By Wednesday the storm tide reached 20 to 25 ft (6.1 to 7.6 m) flooding the islands. It is estimated that 70,000 people have been left homeless and 45 people have been killed while hundreds are still missing.
Employees at Atlantic Sapphire which is located in Miami, Florida came together and started a campaign to help their Bahamian neighbors.
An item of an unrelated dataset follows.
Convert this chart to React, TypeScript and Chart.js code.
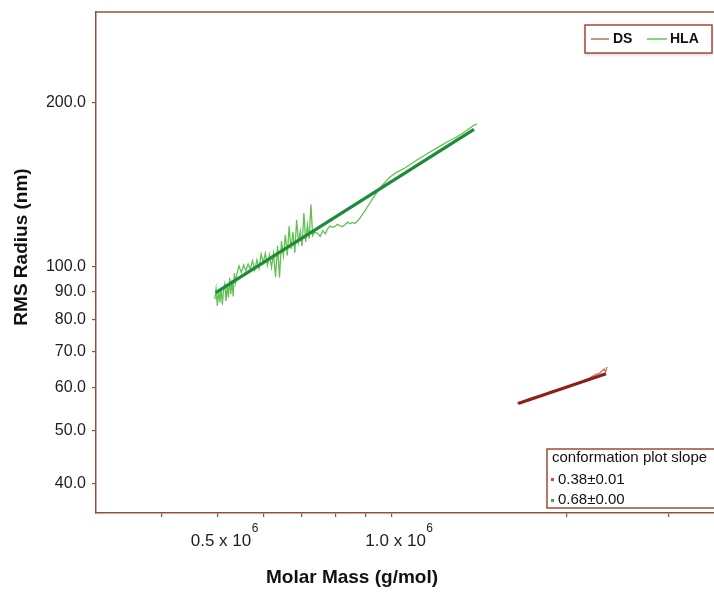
import React, { useEffect, useRef } from "react";
import { Chart, registerables } from "chart.js";

Chart.register(...registerables);

// Molar mass in units of 10^6 g/mol, RMS radius in nm
const hlaMass = [
  0.495, 0.4975, 0.5, 0.5025, 0.505, 0.5075, 0.51, 0.5125, 0.515, 0.5175, 0.52, 0.5225, 0.525, 0.5275, 0.53,
  0.5325, 0.535, 0.5375, 0.54, 0.545, 0.55, 0.555, 0.56, 0.565, 0.57,
  0.575, 0.58, 0.585, 0.59, 0.595, 0.6, 0.605, 0.61, 0.615, 0.62, 0.625, 0.63, 0.635, 0.64, 0.645, 0.65,
  0.655, 0.66, 0.665, 0.67, 0.675, 0.68, 0.685, 0.69, 0.695, 0.7, 0.705, 0.71, 0.715, 0.72, 0.725, 0.73,
  0.735, 0.745, 0.752, 0.76, 0.768, 0.775, 0.782, 0.79, 0.798, 0.805, 0.813, 0.822, 0.83, 0.838, 0.846,
  0.855, 0.863, 0.872, 0.881, 0.898, 0.916, 0.935, 0.954, 0.973, 0.992, 1.02, 1.053, 1.104, 1.163, 1.21,
  1.244, 1.284, 1.326, 1.363, 1.385, 1.401,
];
const hlaRadius = [
  87.2, 91.0, 84.8, 90.2, 86.0, 91.5, 85.2, 90.8, 93.0, 86.5, 92.8, 87.8, 95.4, 89.0, 94.6,
  88.2, 97.4, 93.5, 96.8, 100.3, 97.5, 100.7, 98.3, 101.1, 99.0,
  102.6, 98.6, 102.9, 99.2, 105.5, 101.7, 105.8, 100.6, 105.2, 99.7, 105.8, 95.8, 109.3, 95.6, 111.4, 104.7,
  114.5, 104.9, 118.6, 107.8, 115.8, 106.1, 122.0, 110.9, 116.2, 109.1, 125.5, 111.1, 119.4, 112.6, 130.0, 114.1,
  115.6, 115.2, 113.6, 116.4, 114.9, 117.5, 118.8, 118.1, 118.6, 119.6, 119.0, 118.5, 119.4, 120.7, 119.9,
  120.6, 120.0, 121.2, 122.9, 126.5, 130.9, 135.4, 139.5, 143.0, 146.1, 149.2, 151.8, 157.0, 162.4, 166.5,
  169.4, 172.3, 176.0, 179.7, 182.0, 182.8,
];
const hlaFitMass = [0.497, 1.385];
const hlaFitRadius = [89.6, 178.7];

const dsMass = [
  1.643, 1.67, 1.696, 1.73, 1.764, 1.8, 1.835, 1.872, 1.91, 1.948, 1.987, 2.028, 2.068, 2.11, 2.151,
  2.195, 2.239, 2.284, 2.32, 2.335, 2.348,
];
const dsRadius = [
  56.2, 56.5, 56.8, 57.3, 57.7, 58.0, 58.3, 58.9, 59.3, 59.6, 60.0, 60.5, 60.9, 61.3, 61.9,
  62.5, 63.3, 63.8, 64.9, 64.2, 65.5,
];
const dsFitMass = [1.651, 2.339];
const dsFitRadius = [56.1, 63.6];

const seriesNames = ["DS", "HLA"];
const slopeTitle = "conformation plot slope";
const slopeTexts = ["0.38\u00b10.01", "0.68\u00b10.00"];

const xTicks = [0.4, 0.5, 0.6, 0.7, 0.8, 0.9, 1, 2, 3];
const xLabeledTicks = [0.5, 1.0];
const xLabelTexts = ["0.5 x 10", "1.0 x 10"];
const xExponent = "6";
const yTicks = [40, 50, 60, 70, 80, 90, 100, 200];

const X_MIN = 0.3089;
const X_MAX = 3.591;
const Y_MIN = 35.31;
const Y_MAX = 293.5;

const FONT = '"Liberation Sans", Arial, Helvetica, sans-serif';
const AXIS = "#8f5040";
const HLA_RAW = "#62c050";
const HLA_FIT = "#1d8b3b";
const DS_RAW = "#c9685e";
const DS_FIT = "#8a2216";
const DS_LEG = "#c9918a";
const HLA_LEG = "#86d486";

const toPts = (xs: number[], ys: number[]) => xs.map((x, i) => ({ x, y: ys[i] }));

const zeroPad = (s: any) => {
  s.paddingTop = 0;
  s.paddingBottom = 0;
  s.paddingLeft = 0;
  s.paddingRight = 0;
};

const decor = {
  id: "decor",
  afterDraw(chart: any) {
    const { ctx, chartArea: ca, scales } = chart;
    ctx.save();
    ctx.strokeStyle = AXIS;
    ctx.lineWidth = 1.5;
    ctx.beginPath();
    ctx.moveTo(ca.left, ca.top);
    ctx.lineTo(ca.right, ca.top);
    ctx.stroke();

    const xs = scales.x;
    ctx.fillStyle = "#1e1e1e";
    ctx.textAlign = "left";
    ctx.textBaseline = "alphabetic";
    xLabeledTicks.forEach((v, i) => {
      const px = xs.getPixelForValue(v);
      ctx.font = `17px ${FONT}`;
      const w1 = ctx.measureText(xLabelTexts[i]).width;
      ctx.font = `12px ${FONT}`;
      const w2 = ctx.measureText(xExponent).width;
      const start = px - (w1 + w2) / 2 + 7;
      ctx.font = `17px ${FONT}`;
      ctx.fillText(xLabelTexts[i], start, 546);
      ctx.font = `12px ${FONT}`;
      ctx.fillText(xExponent, start + w1 + 0.5, 532);
    });

    ctx.fillStyle = "#111";
    ctx.font = `bold 19px ${FONT}`;
    ctx.textAlign = "center";
    ctx.textBaseline = "middle";
    ctx.fillText("Molar Mass (g/mol)", 352, 578);
    ctx.save();
    ctx.translate(22, 247);
    ctx.rotate(-Math.PI / 2);
    ctx.fillText("RMS Radius (nm)", 0, 0);
    ctx.restore();

    ctx.save();
    ctx.shadowColor = "rgba(0,0,0,0.18)";
    ctx.shadowBlur = 3;
    ctx.shadowOffsetY = 2;
    ctx.fillStyle = "#fff";
    ctx.fillRect(585, 25, 127, 28);
    ctx.restore();
    ctx.strokeStyle = "#a04a3a";
    ctx.lineWidth = 1.5;
    ctx.strokeRect(585, 25, 127, 28);
    ctx.lineWidth = 2;
    ctx.strokeStyle = DS_LEG;
    ctx.beginPath();
    ctx.moveTo(591, 39);
    ctx.lineTo(609, 39);
    ctx.stroke();
    ctx.strokeStyle = HLA_LEG;
    ctx.beginPath();
    ctx.moveTo(647, 39);
    ctx.lineTo(667, 39);
    ctx.stroke();
    ctx.fillStyle = "#111";
    ctx.font = `bold 14px ${FONT}`;
    ctx.textAlign = "left";
    ctx.textBaseline = "middle";
    ctx.fillText(seriesNames[0], 613, 39.5);
    ctx.fillText(seriesNames[1], 670, 39.5);

    ctx.fillStyle = "#fff";
    ctx.fillRect(547, 449, 175, 59);
    ctx.strokeStyle = "#a04a3a";
    ctx.lineWidth = 1.5;
    ctx.strokeRect(547, 449, 175, 59);
    ctx.fillStyle = "#111";
    ctx.font = `15px ${FONT}`;
    ctx.fillText(slopeTitle, 552, 458);
    ctx.fillText(slopeTexts[0], 558, 479.5);
    ctx.fillText(slopeTexts[1], 558, 500);
    ctx.fillStyle = "#e04a30";
    ctx.fillRect(551, 478, 3, 3);
    ctx.fillStyle = "#35b545";
    ctx.fillRect(551, 499, 3, 3);
    ctx.restore();
  },
};

export default function App() {
  const ref = useRef<HTMLCanvasElement>(null);
  useEffect(() => {
    document.body.style.margin = "0";
    document.body.style.overflow = "hidden";
    const chart = new Chart(ref.current as HTMLCanvasElement, {
      type: "scatter",
      data: {
        datasets: [
          { label: "HLA fit", data: toPts(hlaFitMass, hlaFitRadius), showLine: true, borderColor: HLA_FIT, borderWidth: 3.2, pointRadius: 0, order: 0 },
          { label: "DS fit", data: toPts(dsFitMass, dsFitRadius), showLine: true, borderColor: DS_FIT, borderWidth: 3.2, pointRadius: 0, order: 0 },
          { label: "HLA", data: toPts(hlaMass, hlaRadius), showLine: true, borderColor: HLA_RAW, borderWidth: 1.3, pointRadius: 0, order: 1 },
          { label: "DS", data: toPts(dsMass, dsRadius), showLine: true, borderColor: DS_RAW, borderWidth: 1.3, pointRadius: 0, order: 1 },
        ],
      },
      options: {
        responsive: true,
        maintainAspectRatio: false,
        animation: false,
        layout: { autoPadding: false, padding: { top: 12, right: 0, left: 0, bottom: 0 } },
        plugins: { legend: { display: false }, tooltip: { enabled: false } },
        scales: {
          x: {
            type: "logarithmic",
            bounds: "data",
            min: X_MIN,
            max: X_MAX,
            afterBuildTicks: (s: any) => {
              s.ticks = xTicks.map((v) => ({ value: v }));
            },
            afterFit: (s: any) => {
              s.height = 83;
              zeroPad(s);
            },
            ticks: { callback: () => "", autoSkip: false, font: { size: 17, family: FONT } },
            grid: { drawOnChartArea: false, drawTicks: true, tickLength: 4, color: AXIS, lineWidth: 1.2 },
            border: { display: true, color: AXIS, width: 1.5 },
          },
          y: {
            type: "logarithmic",
            bounds: "data",
            min: Y_MIN,
            max: Y_MAX,
            afterBuildTicks: (s: any) => {
              s.ticks = yTicks.map((v) => ({ value: v }));
            },
            afterFit: (s: any) => {
              s.width = 96;
              zeroPad(s);
            },
            ticks: {
              callback: (v: any) => Number(v).toFixed(1),
              autoSkip: false,
              color: "#1e1e1e",
              padding: 6,
              font: { size: 16, family: FONT },
            },
            grid: { drawOnChartArea: false, drawTicks: true, tickLength: 4, color: AXIS, lineWidth: 1.2 },
            border: { display: true, color: AXIS, width: 1.5 },
          },
        },
      },
      plugins: [decor],
    } as any);
    return () => chart.destroy();
  }, []);
  return (
    <div style={{ position: "relative", width: 714, height: 596 }}>
      <canvas ref={ref} />
    </div>
  );
}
“The Atlantic Sapphire team is contributing to the efforts to alleviate the impact of the devastating Hurricane Dorian by sending supplies such as non-perishable food, drinks, cleaning supplies, and emergency tools and generators to The Bahamas,” said Johan Andreassen, chief executive officer for Atlantic Sapphire.
Help those affected
“Atlantic Sapphire is following the unfortunate developments in The Bahamas regarding the destructive storm. The Atlantic Sapphire team swiftly activated a campaign to collect a diverse range of items from employees and other players and is collaborating with Miami-Dade County which is in charge of transporting the goods. Atlantic Sapphire hopes that this employee led initiative can help those affected by the events.
“However, we are aware of the magnitude of this catastrophe, and we are calling for a wider contribution from other actors to achieve stronger results in the task of helping The Bahamas community through these difficult times.
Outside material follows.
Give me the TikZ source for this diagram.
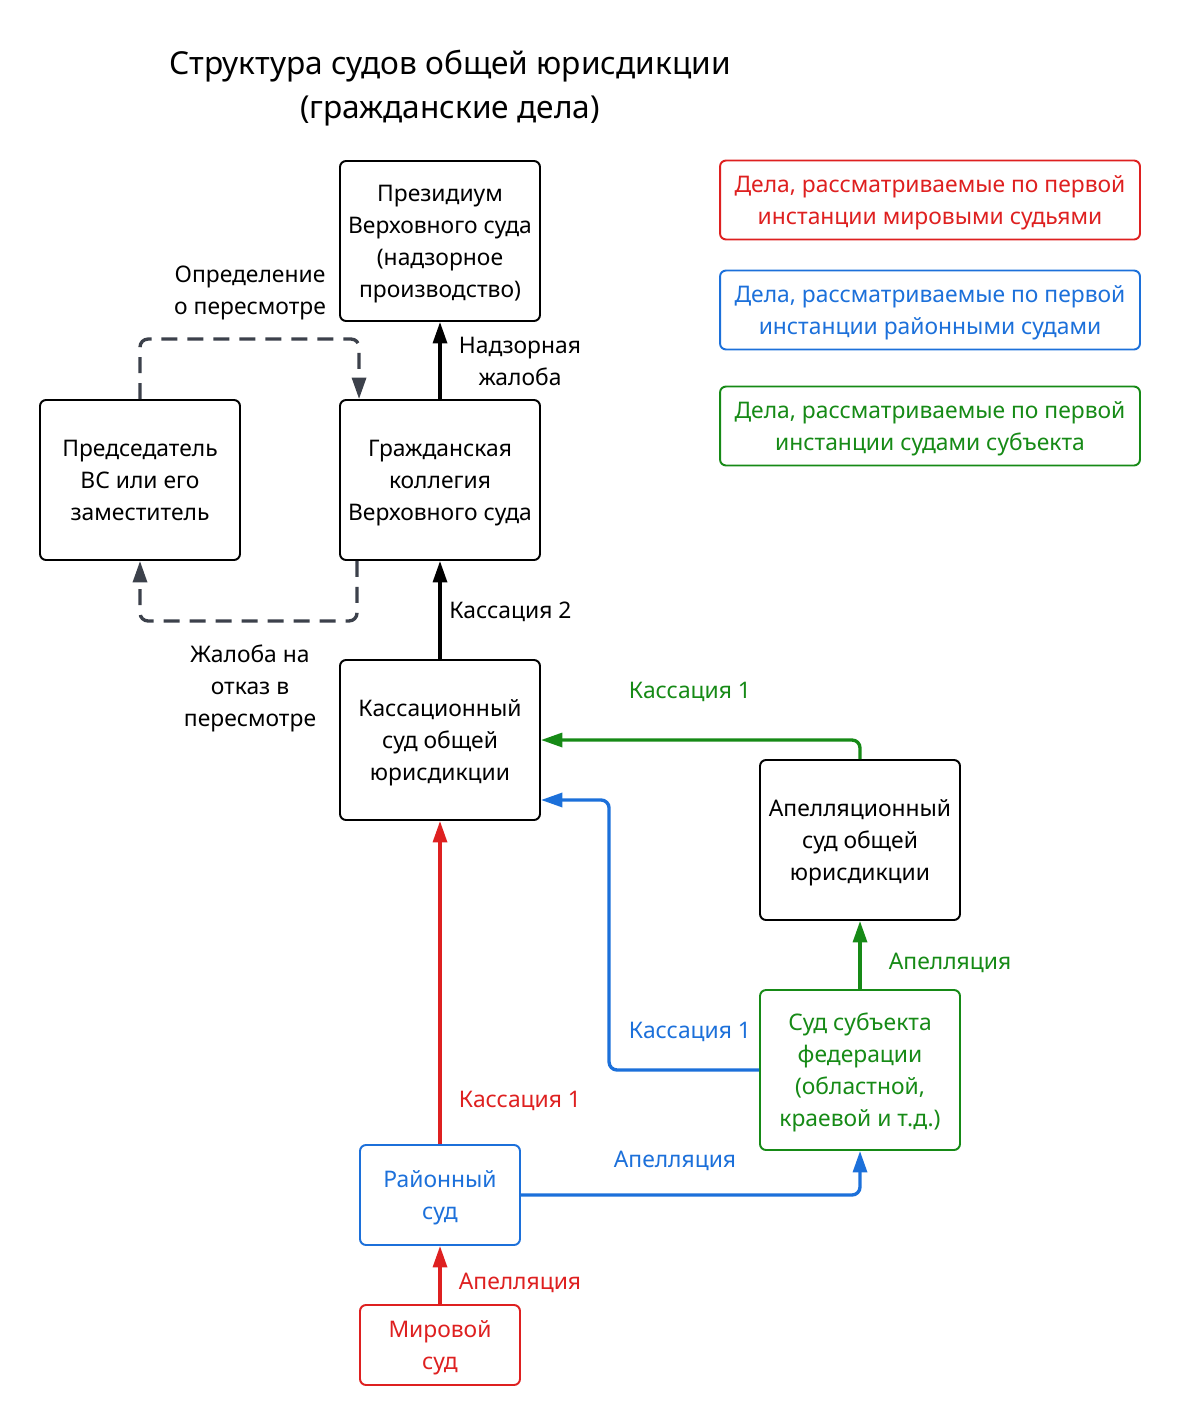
\documentclass[tikz,border=0pt]{standalone}
\usepackage{fontspec}
\setmainfont{Noto Sans}
\usetikzlibrary{arrows.meta,positioning}
\definecolor{cred}{RGB}{222,32,32}
\definecolor{cblue}{RGB}{28,112,218}
\definecolor{cgreen}{RGB}{22,138,22}
\definecolor{dashgray}{RGB}{60,65,75}
\tikzset{
  box/.style={draw, rounded corners=0.12cm, line width=1.1pt, minimum width=4cm, minimum height=3.2cm, align=center, inner sep=0pt, text depth=0pt, font=\fontsize{13}{18.2}\selectfont},
  legendbox/.style={box, minimum width=8.4cm, minimum height=1.58cm},
  link/.style={line width=1.9pt, rounded corners=0.16cm, -{Triangle[length=4.3mm,width=2.8mm]}},
  dashlink/.style={link, draw=dashgray, dash pattern=on 0.32cm off 0.2cm},
  lbl/.style={align=center, inner sep=0pt, text depth=0pt, font=\fontsize{13}{18.2}\selectfont},
}
\begin{document}
\begin{tikzpicture}[x=0.02cm, y=-0.02cm]
			\useasboundingbox (0,0) rectangle (1180,1426);
			
			% title
			\node[lbl, font=\fontsize{18}{25}\selectfont] (title) at (450,84) {Структура судов общей юрисдикции\\(гражданские дела)};
			
			% courts
			\node[box] (prez) at (440,241) {Президиум\\Верховного суда\\(надзорное\\производство)};
			\node[box] (pred) at (140,480) {Председатель\\ВС или его\\заместитель};
			\node[box] (koll) at (440,480) {Гражданская\\коллегия\\Верховного суда};
			\node[box] (kass) at (440,740) {Кассационный\\суд общей\\юрисдикции};
			\node[box] (apel) at (860,840) {Апелляционный\\суд общей\\юрисдикции};
			\node[box, draw=cgreen, text=cgreen] (subj) at (860,1070) {Суд субъекта\\федерации\\(областной,\\краевой и т.д.)};
			\node[box, draw=cblue, text=cblue, minimum width=3.2cm, minimum height=2cm] (rayon) at (440,1195) {Районный\\суд};
			\node[box, draw=cred, text=cred, minimum width=3.2cm, minimum height=1.6cm] (mir) at (440,1345) {Мировой\\суд};
			
			% legend
			\node[legendbox, draw=cred, text=cred] (legred) at (930,200) {Дела, рассматриваемые по первой\\инстанции мировыми судьями};
			\node[legendbox, draw=cblue, text=cblue] (legblue) at (930,310) {Дела, рассматриваемые по первой\\инстанции районными судами};
			\node[legendbox, draw=cgreen, text=cgreen] (leggreen) at (930,426) {Дела, рассматриваемые по первой\\инстанции судами субъекта};
			
			% black links
			\draw[link] (koll.north) -- (prez.south);
			\draw[link] (kass.north) -- (koll.south);
			\draw[dashlink] (pred.north) -- ++(0,-60) -| ([xshift=0.4cm]koll.north west);
			\draw[dashlink] ([xshift=0.36cm]koll.south west) -- ++(0,60) -| (pred.south);
			
			% coloured links
			\draw[link, cgreen] (apel.north) |- (kass.east);
			\draw[link, cblue] (subj.west) -- ++(-150,0) |- ([yshift=-1.2cm]kass.east);
			\draw[link, cred] (rayon.north) -- (kass.south);
			\draw[link, cgreen] (subj.north) -- (apel.south);
			\draw[link, cblue] (rayon.east) -| (subj.south);
			\draw[link, cred] (mir.north) -- (rayon.south);
			
			% labels
			\node[lbl] (lopr) at (250,290) {Определение\\о пересмотре};
			\node[lbl] (lnadz) at (520,361) {Надзорная\\жалоба};
			\node[lbl, anchor=west] (lkass2) at (449,610) {Кассация 2};
			\node[lbl] (lzhal) at (250,686) {Жалоба на\\отказ в\\пересмотре};
			\node[lbl, text=cgreen] (lkgreen) at (690,690) {Кассация 1};
			\node[lbl, text=cgreen] (lagreen) at (950,961) {Апелляция};
			\node[lbl, text=cblue] (lkblue) at (690,1030) {Кассация 1};
			\node[lbl, text=cred] (lkred) at (520,1099) {Кассация 1};
			\node[lbl, text=cblue] (lablue) at (675,1159) {Апелляция};
			\node[lbl, text=cred] (lared) at (520,1281) {Апелляция};
		\end{tikzpicture}
\end{document}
“Our fellow neighbour’s in the Bahamas lost everything by fierce Hurricane Dorian. The people in the affected areas are in desperate need for help. Our team at Atlantic Sapphire has worked this week to gather supplies that will be sent over the Gulfstream as a contribution to our neighbour’s. We encourage other companies to do the same.”
Atlantic Sapphire was not in Dorians path but caused Florida residents concern due the proximity of the hurricane. Miami, Florida was only 120 miles from the eye of the hurricane.
“Atlantic Sapphire’s Homestead operation was far away from the storm’s center. We had no power outages, no damage to the buildings and construction site, and most importantly for our operations, no negative impact on the fish,” said Andreassen.
The category 5 hurricane in The Bahamas has left behind $7 billion in damages and destruction. By Saturday Dorian was downgraded to a category 4 hurricane with waters slowly receding.